Over the past 15 years, Nancy Kline has formed a system called a Thinking Environment, a model of human interaction that dramatically improves the way people think, and thus the way they work and live. We must learn how to help people think for themselves. Listening—the quality of people’s attention for each other—is the core of this method.
“If you listen you ennoble people with the depth of your attention and shake them to their roots by convincing them that they can think for themselves so they can access their own answers first. Everything we do depends for its quality on the thinking we do first. IQ, age, background, gender and even experience seemed to have surprisingly little to do with the times when students thought well. The key behavior was attention. The quality of a person’s attention determines the quality of other people’s thinking. As our thinking depends on the quality of our attention for each other, perhaps the most important thing we could do with our life and with our leadership was to listen to people so expertly, to give them attention so respectfully they could begin to think for themselves, clearly and afresh.”
“Beneath the fear of being punished for thinking for themselves, most people have ideas that matter, ideas that would make a difference if they could be developed fully. The best conditions for thinking, if you really stop and notice, are not tense. They are gentle and quiet and unrushed.

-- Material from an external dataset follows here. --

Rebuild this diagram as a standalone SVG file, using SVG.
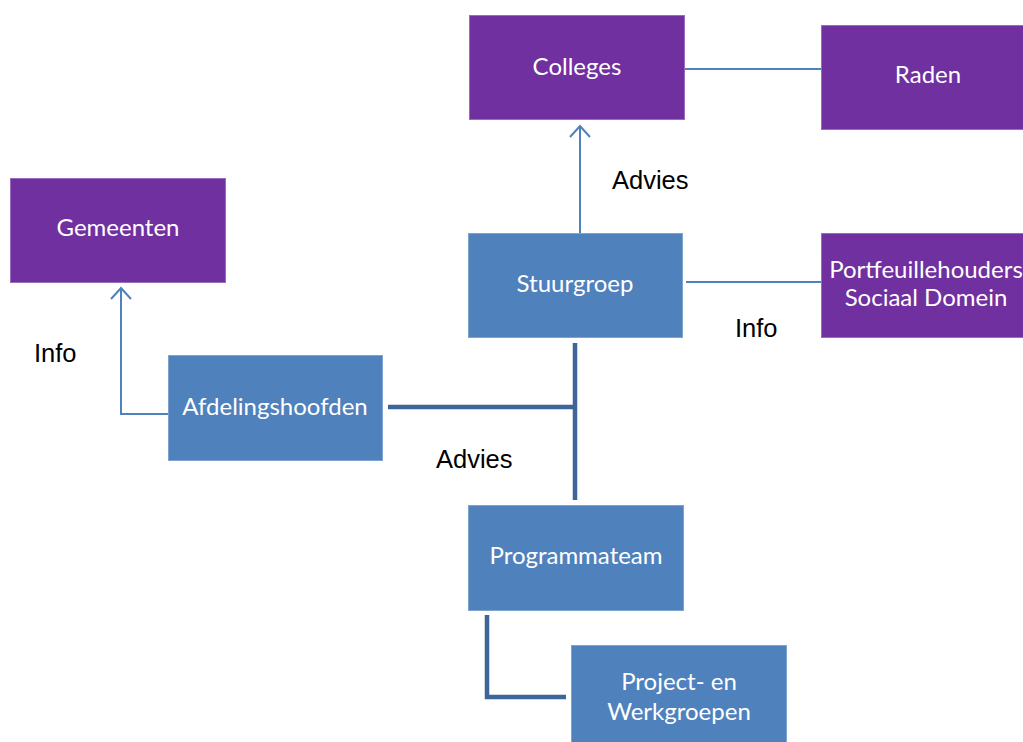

They are stimulating not competitive. They are encouraging. They are paradoxically both rigorous and nimble. When you are listening to someone, much of the quality of what you are hearing is your effect on them. Giving good attention without interruption to people makes them more intelligent. Poor attention makes them stumble over their words and seem stupid. Your attention, your listening is that important. We think we listen, but we don’t. We give advice, give advice, give advice! Listening to each other, if you want to think for yourselves, requires discipline and the most profound attention for each other.”